Figure 2 shows the distribution of average number comments received per paper. Ten subject areas received an average of more than one comment per paper: astronomy, cell biology, Earth/environment/climate, ecology/evolution, immunology, molecular biology, neuroscience, physics, plant sciences and structural biology. All of these fields featured one or two heavily commented-on papers. But it should once again be borne in mind that the absolute numbers of papers are small.
Each comment received was rated by the handling editor at the time of each paper’s decision, according to the following scale:
1. Actively unhelpful
2. Reasonable comments, but no useful information
3. Valid minor points and/or details
4. Major points in line with solicited reviewers’ comments
5. Directly influenced publication over and above reviewers’ comments
Each comment was given two such ratings: one for technical value and one for editorial value (that is, for comments regarding context and significance).
No editor judged the comments on their paper to be more than 4 in either regard, and only four comments received 4. Average scores were: editorial 2.6; technical 1.8. In other words, generally the comments were judged to be more valuable editorially than technically – this is partly due to several papers receiving comments only on editorial points. No editor reported that the comments influenced their decision on publication.
For a qualitative assessment, editors discussed the outcomes and reported the following views:
–A general sense of indifference from key contacts in their fields to the trial, and that it was like ‘pulling teeth’ to obtain any comments.
–Direct attempts to solicit comments met with very limited success.
–Biologist editors in particular were not surprised that authors in very competitive areas did not wish to be involved.
–Anecdotally, some authors were reluctant to take part due to fear of scooping and patent applications.
–Anecdotally, potential commenters felt that open peer review is ‘nice to do’ but did not want to provide any feedback on the papers on the server.
–Editors felt that most of the comments provided were of limited use for decision-making. Most were general comments, such as “nice work”, rather than adding to the review process.

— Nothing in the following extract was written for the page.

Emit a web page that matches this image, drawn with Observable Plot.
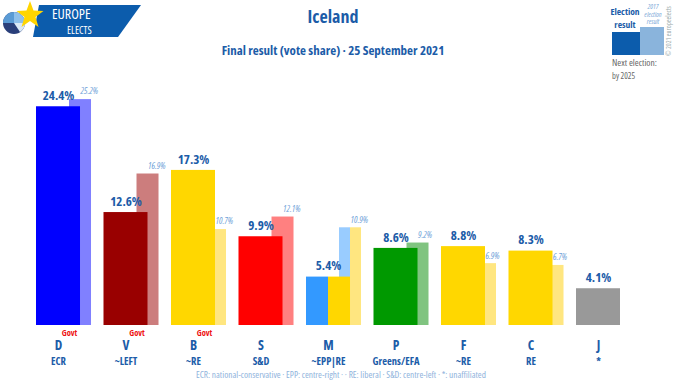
<!DOCTYPE html>
<html>
<head>
<meta charset="utf-8">
<script src="https://cdn.jsdelivr.net/npm/d3@7"></script>
<script src="https://cdn.jsdelivr.net/npm/@observablehq/plot@0.6"></script>
<style>
  html, body { margin: 0; padding: 0; background: #fff; }
  #wrap { position: relative; width: 680px; height: 389px; overflow: hidden;
    font-family: "Open Sans", sans-serif; font-stretch: condensed; }
  #wrap svg, #wrap svg text { font-stretch: condensed; }
  #chart { position: absolute; left: 0; top: 0; }
  .t { position: absolute; white-space: nowrap; color: #1c5ca8; font-weight: bold; text-align: center; }
  #title { left: 233px; width: 200px; top: 4px; font-size: 18px; line-height: 24px; }
  #subtitle { left: 183px; width: 300px; top: 41px; font-size: 13px; line-height: 18px; }
  #footer { left: 141px; width: 400px; top: 369px; font-size: 9.3px; line-height: 12px; font-weight: normal; color: #8fb3dc; }
  #deco { position: absolute; left: 0; top: 0; }
</style>
</head>
<body>
<div id="wrap">
  <div id="chart"></div>
  <svg id="deco" width="680" height="100" font-family="Open Sans, sans-serif">
    <polygon points="39,5 141,5 118,37 33,37" fill="#0c5cac"/>
    <circle cx="14" cy="23" r="11" fill="#2a3f7a"/>
    <path d="M14,23 L3,23 A11,11 0 0,1 14,12 Z" fill="#5a9bd5"/>
    <path d="M14,23 L14,12 A11,11 0 0,1 25,23 Z" fill="#8fc0ea"/>
    <path d="M14,23 L25,23 A11,11 0 0,1 20,32 Z" fill="#dbe9f6"/>
    <polygon points="30,1 33.5,10.5 43.5,11 35.5,17 38.5,27 30,21 21.5,27 24.5,17 16.5,11 26.5,10.5" fill="#ffd500"/>
    <text x="52" y="19" font-size="14" fill="#fff">EUROPE</text>
    <text x="67" y="34" font-size="10.3" fill="#fff">ELECTS</text>

    <rect x="612" y="32" width="28" height="23" fill="#0c5cac"/>
    <rect x="640" y="27" width="24" height="28" fill="#8ab4dc"/>
    <text x="625" y="15" text-anchor="middle" fill="#1c5ca8" font-size="9.5" font-weight="bold">Election</text>
    <text x="625" y="28" text-anchor="middle" fill="#1c5ca8" font-size="9.5" font-weight="bold">result</text>
    <text text-anchor="middle" fill="#7aa8d8" font-size="7" font-style="italic"><tspan x="653" y="9">2017</tspan><tspan x="653" y="16.5">election</tspan><tspan x="653" y="24">result</tspan></text>
    <text transform="translate(671,56) rotate(-90)" fill="#9aa" font-size="6.8">© 2021 europeelects</text>
    <text fill="#666"><tspan x="612" y="66" font-size="9.5">Next election:</tspan><tspan x="612" y="79" font-size="8.5">by 2025</tspan></text>
  </svg>
  <div id="title" class="t">Iceland</div>
  <div id="subtitle" class="t">Final result (vote share) · 25 September 2021</div>
  <div id="footer" class="t">ECR: national-conservative · EPP: centre-right · · RE: liberal · S&amp;D: centre-left · *: unaffiliated</div>
</div>
<script>
const parties = ["D", "V", "B", "S", "M", "P", "F", "C", "J"];
const groups = ["ECR", "~LEFT", "~RE", "S&D", "~EPP|RE", "Greens/EFA", "~RE", "RE", "*"];
const result = [24.4, 12.6, 17.3, 9.9, 5.4, 8.6, 8.8, 8.3, 4.1];
const previous = [25.2, 16.9, 10.7, 12.1, 10.9, 9.2, 6.9, 6.7, null];
const govt = ["Govt", "Govt", "Govt", "", "", "", "", "", ""];
const colors = ["#0000ff", "#990000", "#ffd700", "#ff0000", "#3399ff", "#009900", "#ffd700", "#ffd700", "#999999"];
const secondColors = [null, null, null, null, "#ffd700", null, null, null, null];
const prevColors = ["#8080ff", "#cc7d7d", "#ffe680", "#ff8080", "#99ccff", "#80c480", "#ffe680", "#ffe680", null];
const prevSecondColors = [null, null, null, null, "#ffe680", null, null, null, null];

const H = 0.326; // half width of main bar (in category units)
const P1 = 0.163, P2 = 0.489; // previous-result bar extent

const rows = parties.map((p, i) => ({
  i, party: p, group: groups[i], v: result[i], prev: previous[i], govt: govt[i]
}));

const mainRects = [];
const prevRects = [];
rows.forEach(r => {
  const i = r.i;
  if (secondColors[i]) {
    mainRects.push({x1: i - H, x2: i, y: r.v, fill: colors[i]});
    mainRects.push({x1: i, x2: i + H, y: r.v, fill: secondColors[i]});
  } else {
    mainRects.push({x1: i - H, x2: i + H, y: r.v, fill: colors[i]});
  }
  if (r.prev != null) {
    if (prevSecondColors[i]) {
      const mid = (P1 + P2) / 2;
      prevRects.push({x1: i + P1, x2: i + mid, y: r.prev, fill: prevColors[i]});
      prevRects.push({x1: i + mid, x2: i + P2, y: r.prev, fill: prevSecondColors[i]});
    } else {
      prevRects.push({x1: i + P1, x2: i + P2, y: r.prev, fill: prevColors[i]});
    }
  }
});

const blue = "#1c5ca8";

const chart = Plot.plot({
  width: 680,
  height: 389,
  marginTop: 74,
  marginBottom: 64,
  marginLeft: 24.25,
  marginRight: 48.25,
  x: {domain: [-0.5, 8.5], axis: null},
  y: {domain: [0, 28], axis: null},
  style: {fontFamily: "Open Sans, sans-serif", background: "transparent"},
  marks: [
    Plot.rectY(prevRects, {x1: "x1", x2: "x2", y1: 0, y2: "y", fill: d => d.fill}),
    Plot.rectY(mainRects, {x1: "x1", x2: "x2", y1: 0, y2: "y", fill: d => d.fill}),
    Plot.text(rows, {x: "i", y: "v", text: d => d.v.toFixed(1) + "%", dy: -11,
      fill: blue, fontWeight: "bold", fontSize: 13}),
    Plot.text(rows.filter(d => d.prev != null), {x: d => d.i + H, y: "prev",
      text: d => d.prev.toFixed(1) + "%", dy: -8, textAnchor: "start",
      fill: "#6f9fd8", fontStyle: "italic", fontSize: 9}),
    Plot.text(rows.filter(d => d.govt), {x: d => d.i + P1, y: 0, text: "govt", dy: 8,
      fill: "#ee1111", fontWeight: "bold", fontSize: 8.5}),
    Plot.text(rows, {x: "i", y: 0, text: "party", dy: 20, fill: blue, fontWeight: "bold", fontSize: 13.5}),
    Plot.text(rows, {x: "i", y: 0, text: "group", dy: 36.5, fill: blue, fontWeight: "bold", fontSize: 10.5})
  ]
});
document.getElementById("chart").appendChild(chart);
</script>
</body>
</html>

All authors who participated in the trial were sent a survey. Sixty-four people were contacted and there were 27 responses (a 42% response rate).

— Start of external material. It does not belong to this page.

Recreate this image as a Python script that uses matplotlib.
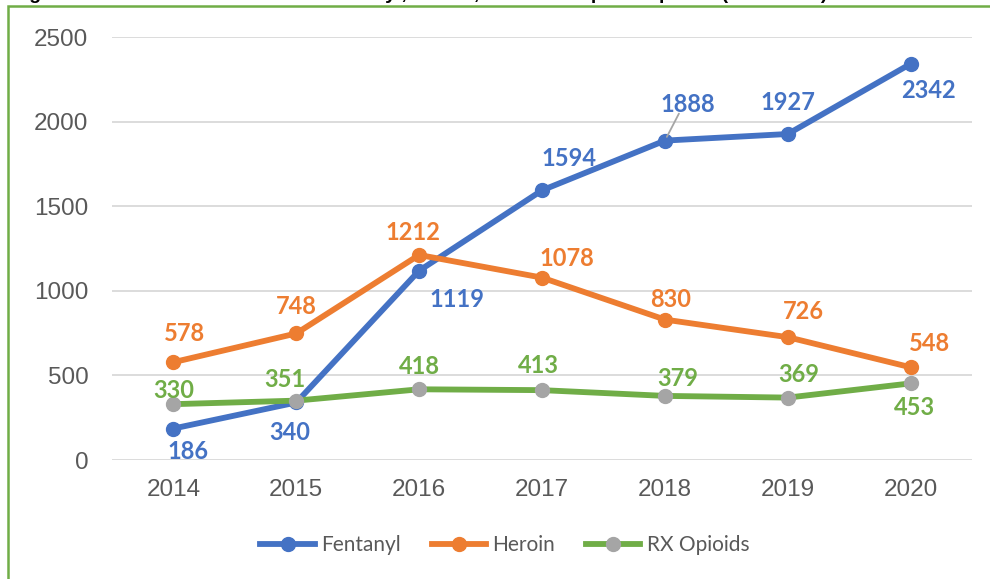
import matplotlib.pyplot as plt
from matplotlib.lines import Line2D
import matplotlib.patches as mpatches

plt.rcParams['font.family'] = ['Liberation Sans', 'DejaVu Sans']

YEARS = ['2014', '2015', '2016', '2017', '2018', '2019', '2020']
FENTANYL = [186, 340, 1119, 1594, 1888, 1927, 2342]
HEROIN = [578, 748, 1212, 1078, 830, 726, 548]
RX_OPIOIDS = [330, 351, 418, 413, 379, 369, 453]

NAMES = ['Fentanyl', 'Heroin', 'RX Opioids']
LINE_COLORS = ['#4472C4', '#ED7D31', '#70AD47']
MARKER_COLORS = ['#4472C4', '#ED7D31', '#A5A5A5']
LABEL_COLORS = ['#4472C4', '#ED7D31', '#70AD47']
# label offsets in pixels, per series
OFFSETS = [
    [(15, -23), (-6, -30), (38, -29), (27, 32), (23, 36), (0, 31), (18, -27)],
    [(11, 29), (0, 27), (-6, 22), (25, 19), (6, 20), (16, 26), (19, 24)],
    [(0, 14), (-11, 21), (0, 23), (-4, 25), (13, 17), (11, 23), (4, -24)],
]

fig = plt.figure(figsize=(9.9, 5.79), dpi=100)
ax = fig.add_axes([0.113, 0.2055, 0.869, 0.7305])

x = range(len(YEARS))
for i, series in enumerate([FENTANYL, HEROIN, RX_OPIOIDS]):
    ax.plot(x, series, color=LINE_COLORS[i], lw=4.2, marker='o', ms=10,
            mfc=MARKER_COLORS[i], mec=MARKER_COLORS[i], zorder=3 + i * 0.1,
            solid_capstyle='round')
    for j, v in enumerate(series):
        dx, dy = OFFSETS[i][j]
        ax.annotate(str(v), (j, v), xytext=(dx, dy), textcoords='offset pixels',
                    ha='center', va='center', fontsize=17, fontweight='bold',
                    family='Lato', color=LABEL_COLORS[i], zorder=5)

# leader line for 1888
ax.annotate('', (4, 1888), xytext=(14, 27), textcoords='offset pixels',
            arrowprops=dict(arrowstyle='-', color='#A5A5A5', lw=1.3,
                            shrinkA=0, shrinkB=3))

ax.set_xlim(-0.5, 6.5)
ax.set_ylim(0, 2500)
ax.set_yticks(range(0, 2501, 500))
ax.set_xticks(list(x))
ax.set_xticklabels(YEARS)
ax.grid(axis='y', color='#D9D9D9', lw=1.3)
ax.set_axisbelow(True)
for s in ax.spines.values():
    s.set_visible(False)
ax.tick_params(length=0, labelsize=17.5, labelcolor='#595959')
ax.tick_params(axis='y', pad=17)
ax.tick_params(axis='x', pad=14)

handles = [Line2D([0], [0], color=LINE_COLORS[i], lw=4.2, marker='o', ms=10,
                  mfc=MARKER_COLORS[i], mec=MARKER_COLORS[i]) for i in range(3)]
leg = fig.legend(handles, NAMES, loc='center', bbox_to_anchor=(0.51, 0.059),
                 ncol=3, frameon=False, prop={'family': 'Lato', 'size': 15},
                 handlelength=2.6, handletextpad=0.3, columnspacing=1.5)
for t in leg.get_texts():
    t.set_color('#595959')

# chart border (green) and cut-off caption above it
fig.patches.append(mpatches.Rectangle((8 / 990, -0.1), 1.1, 1.1 - 6 / 579,
                                      transform=fig.transFigure, fill=False,
                                      edgecolor='#70AD47', lw=1.8))
fig.text(0.012, 1 + 1 / 579, 'Figure 1. Total Overdose Deaths: Fentanyl, Heroin, and Prescription Opioids (2014-2020)',
         fontsize=14, fontweight='bold', va='baseline', ha='left')

fig.savefig('out.png', dpi=100)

–20 respondents thought it was an interesting experiment.
–Of the 14 respondents who received open comments, four described them as ‘not useful’, six as ‘somewhat useful’, and four as ‘very useful’.

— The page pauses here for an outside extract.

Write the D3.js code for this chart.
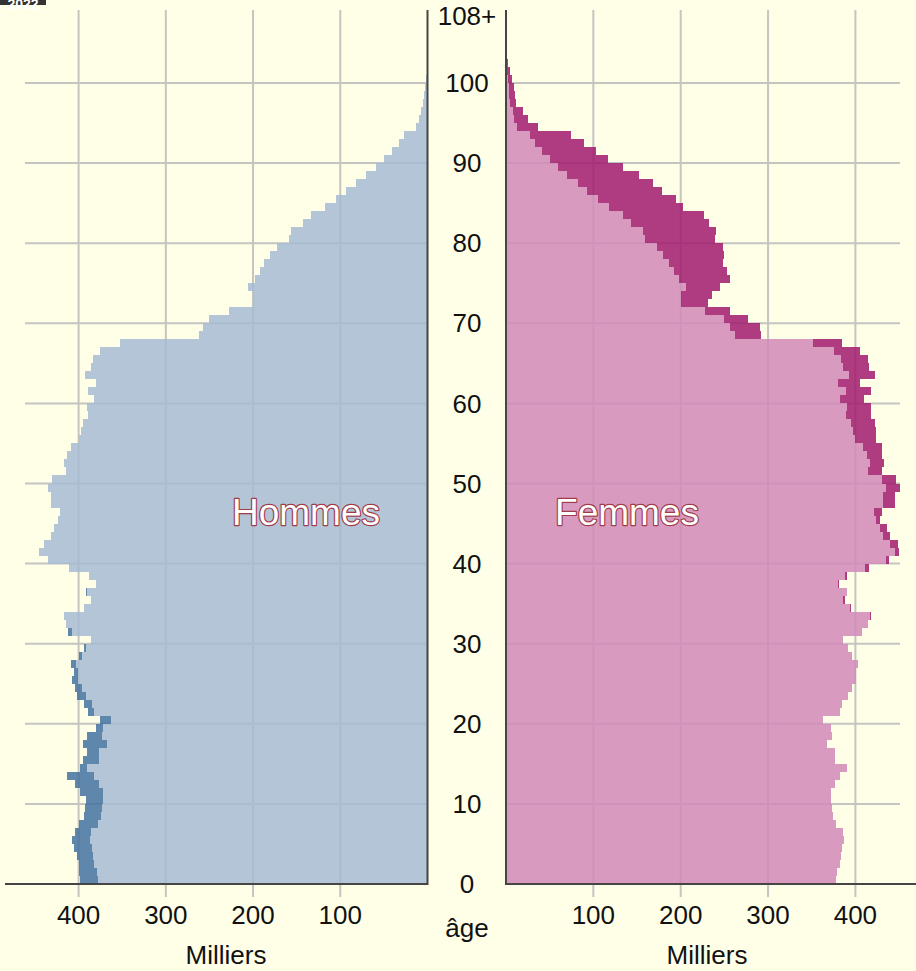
<!DOCTYPE html>
<html>
<head>
<meta charset="utf-8">
<script src="https://cdn.jsdelivr.net/npm/d3@7"></script>
<style>
    body { margin: 0; background: #FFFFE8; }
    svg { display: block; font-family: "Liberation Sans", Arial, sans-serif; }
</style>
</head>
<body>
<svg id="pyramide" width="916" height="971"></svg>
<script>
// effectifs par âge (milliers), âge 0 à 108+
const AGES = d3.range(0, 109);
const HOMMES = [
    398, 399, 400, 402, 405, 407, 404, 399, 394, 393,
    391, 398, 404, 413, 398, 395, 390, 395, 390, 380,
    375, 389, 394, 402, 404, 407, 405, 409, 400, 394,
    386, 412, 415, 417, 394, 386, 391, 380, 388, 411,
    435, 445, 440, 432, 428, 424, 421, 432, 432, 435,
    430, 414, 417, 413, 409, 399, 397, 395, 389, 390,
    382, 389, 380, 393, 386, 384, 375, 352, 262, 257,
    250, 228, 200, 200, 206, 198, 192, 187, 180, 173,
    159, 157, 143, 134, 118, 105, 93, 82, 70, 59,
    50, 41, 33, 27, 13, 9.4, 7.8, 4.8, 3.5, 3,
    2, 1, 0.5, 0.3, 0.2, 0.1, 0.1, 0.1, 0.1
];
const FEMMES = [
    378, 379, 382, 383, 385, 387, 386, 378, 374, 373,
    372, 372, 377, 382, 390, 377, 377, 367, 373, 372,
    363, 382, 385, 392, 396, 401, 401, 403, 396, 391,
    386, 408, 414, 418, 395, 388, 390, 381, 390, 415,
    438, 450, 449, 440, 436, 428, 431, 445, 445, 451,
    447, 431, 433, 431, 431, 424, 424, 422, 418, 418,
    410, 418, 405, 422, 415, 414, 405, 385, 292, 291,
    277, 257, 231, 236, 245, 257, 253, 248, 250, 248,
    239, 240, 232, 227, 203, 195, 179, 168, 152, 134,
    117, 103, 89, 74, 37, 25, 19, 12, 10.5, 9.5,
    7, 4.5, 2.5, 1.5, 1, 0.5, 0.3, 0.2, 0.2
];
const TICKS_X = [100, 200, 300, 400];
const TICKS_AGE = [10, 20, 30, 40, 50, 60, 70, 80, 90, 100];
const LABELS_AGE = ['0', '10', '20', '30', '40', '50', '60', '70', '80', '90', '100', '108+'];
const LABEL_AGE_AT = [0, 10, 20, 30, 40, 50, 60, 70, 80, 90, 100, 108.4];

const BG = '#FFFFE8';
const GRID = '#c4c4c0';
const AXIS = '#454545';

const svg = d3.select('#pyramide');
svg.append('rect').attr('width', 916).attr('height', 971).attr('fill', BG);

const y = d3.scaleLinear().domain([0, 109]).range([884, 884 - 109 * 8.01]);
const xL = d3.scaleLinear().domain([0, 400]).range([427.5, 78.6]);
const xR = d3.scaleLinear().domain([0, 400]).range([506, 855.4]);

const rows = AGES.map((a, i) => ({
    age: a,
    h: HOMMES[i],
    f: FEMMES[i],
    m: Math.min(HOMMES[i], FEMMES[i])
}));

// grille
const grid = svg.append('g').attr('stroke', GRID).attr('stroke-width', 2);
grid.selectAll('.hl').data(TICKS_AGE).enter().append('line')
    .attr('x1', 25).attr('x2', xL(0))
    .attr('y1', d => y(d)).attr('y2', d => y(d));
grid.selectAll('.hr').data(TICKS_AGE).enter().append('line')
    .attr('x1', xR(0)).attr('x2', 900)
    .attr('y1', d => y(d)).attr('y2', d => y(d));
grid.selectAll('.vl').data(TICKS_X).enter().append('line')
    .attr('x1', d => xL(d)).attr('x2', d => xL(d))
    .attr('y1', 10).attr('y2', 897);
grid.selectAll('.vr').data(TICKS_X).enter().append('line')
    .attr('x1', d => xR(d)).attr('x2', d => xR(d))
    .attr('y1', 10).attr('y2', 897);

// barres
const bars = svg.append('g').attr('opacity', 0.85).attr('shape-rendering', 'crispEdges');
const barH = d => y(d.age) - y(d.age + 1);

bars.selectAll('.hl').data(rows).enter().append('rect')
    .attr('x', d => xL(d.m)).attr('y', d => y(d.age + 1))
    .attr('width', d => xL(0) - xL(d.m)).attr('height', barH)
    .attr('fill', '#A6BCD3');
bars.selectAll('.hd').data(rows.filter(d => d.h > d.f)).enter().append('rect')
    .attr('x', d => xL(d.h)).attr('y', d => y(d.age + 1))
    .attr('width', d => xL(d.m) - xL(d.h)).attr('height', barH)
    .attr('fill', '#4471A1');
bars.selectAll('.fl').data(rows).enter().append('rect')
    .attr('x', xR(0)).attr('y', d => y(d.age + 1))
    .attr('width', d => xR(d.m) - xR(0)).attr('height', barH)
    .attr('fill', '#D28AB9');
bars.selectAll('.fd').data(rows.filter(d => d.f > d.h)).enter().append('rect')
    .attr('x', d => xR(d.m)).attr('y', d => y(d.age + 1))
    .attr('width', d => xR(d.f) - xR(d.m)).attr('height', barH)
    .attr('fill', '#A21A6E');

// axes
const axes = svg.append('g').attr('stroke', AXIS).attr('stroke-width', 2);
axes.append('line').attr('x1', xL(0)).attr('x2', xL(0)).attr('y1', 10).attr('y2', 885);
axes.append('line').attr('x1', xR(0)).attr('x2', xR(0)).attr('y1', 10).attr('y2', 885);
axes.append('line').attr('x1', 5).attr('x2', xL(0)).attr('y1', 884).attr('y2', 884);
axes.append('line').attr('x1', xR(0)).attr('x2', 916).attr('y1', 884).attr('y2', 884);

// graduations
const txt = svg.append('g').attr('font-size', '26px').attr('fill', '#111').attr('text-anchor', 'middle');
txt.selectAll('.tl').data(TICKS_X).enter().append('text')
    .attr('x', d => xL(d)).attr('y', 915).attr('dy', '0.35em').text(d => d);
txt.selectAll('.tr').data(TICKS_X).enter().append('text')
    .attr('x', d => xR(d)).attr('y', 915).attr('dy', '0.35em').text(d => d);
txt.selectAll('.ta').data(LABELS_AGE).enter().append('text')
    .attr('x', 467).attr('y', (d, i) => y(LABEL_AGE_AT[i])).attr('dy', '0.35em').text(d => d);
txt.append('text').attr('x', 467).attr('y', 928).attr('dy', '0.35em').text('âge');
txt.append('text').attr('x', 226).attr('y', 955).attr('dy', '0.35em').text('Milliers');
txt.append('text').attr('x', 707).attr('y', 955).attr('dy', '0.35em').text('Milliers');

// libellés
svg.selectAll('.sexe').data([['Hommes', 306], ['Femmes', 627]]).enter().append('text')
    .attr('x', d => d[1]).attr('y', 512).attr('dy', '0.35em')
    .attr('text-anchor', 'middle')
    .style('font-size', '37px')
    .attr('fill', '#fff').attr('stroke', '#a03c48').attr('stroke-width', 2.4)
    .attr('stroke-linejoin', 'round')
    .attr('paint-order', 'stroke')
    .text(d => d[0]);

// étiquette coupée en haut à gauche
svg.append('rect').attr('x', 0).attr('y', -20).attr('width', 46).attr('height', 25).attr('fill', '#333');
svg.append('text').attr('x', 23).attr('y', 9).attr('text-anchor', 'middle')
    .style('font-size', '14px').style('font-weight', 'bold').attr('fill', '#fff').text('2022');
</script>
</body>
</html>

–Although most respondents received no additional comments by taking part in the trial (such as e-mail or phone), those who did (five people) found them either ‘useful’ (four) or ‘very useful’ (one).
–Some authors expressed concern about possible scooping and others were disappointed that they didn’t receive more comments.
–Of the 27 respondents, 11 expressed a preference for open peer review.
Despite the significant interest in the trial, only a small proportion of authors opted to participate. There was a significant level of expressed interest in open peer review among those authors who opted to post their manuscripts openly and who responded after the event, in contrast to the views of the editors. A small majority of those authors who did participate received comments, but typically very few, despite significant web traffic. Most comments were not technically substantive. Feedback suggests that there is a marked reluctance among researchers to offer open comments.
Nature and its publishers will continue to explore participative uses of the web. But for now at least, we will not implement open peer review.
The full version of this report, together with the figures, is in Nature‘s peer review debate web focus.
This report is discussed in an Editorial in Nature vol 444, page 971, 21/28 December 2006.